Question #daa0e

1 Answer
Dec 29, 2017

int 1/(a+be^(x))dx=-(ln|ae^{-x}+b|)/a+C=x/a-(ln|a+be^{x}|)/a+C

Explanation:

Let f(x)=1/(a+be^(x)) and note that we can multiply the numerator (top) and denominator (bottom) of this fraction by e^(-x) to write f(x)=(e^{-x})/(ae^{-x}+b).

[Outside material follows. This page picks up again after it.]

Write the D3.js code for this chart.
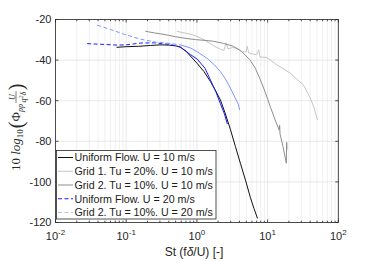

For the integral int (e^{-x})/(ae^{-x}+b)dx, use the substitution u=ae^{-x}+b, du=-ae^{-x}dx, and e^{-x}dx=-1/a du to obtain

int (e^{-x})/(ae^{-x}+b)dx=-1/a int\ 1/u du

=-1/a ln|u|+C=-(ln|ae^{-x}+b|)/a+C.

To see that this is the same as the second answer, note that
x=ln(e^{x})=ln|e^{x}| so that, by properties of logarithms,

x-ln|a+be^{x}|=ln|e^{x}|-ln|a+be^{x}|

=ln|(e^{x})/(a+be^{x})|=-ln|(a+be^{x})/(e^{x})|=-ln|ae^{-x}+b|.

Therefore, int 1/(a+be^(x))dx=-(ln|ae^{-x}+b|)/a+C=x/a-(ln|a+be^{x}|)/a+C.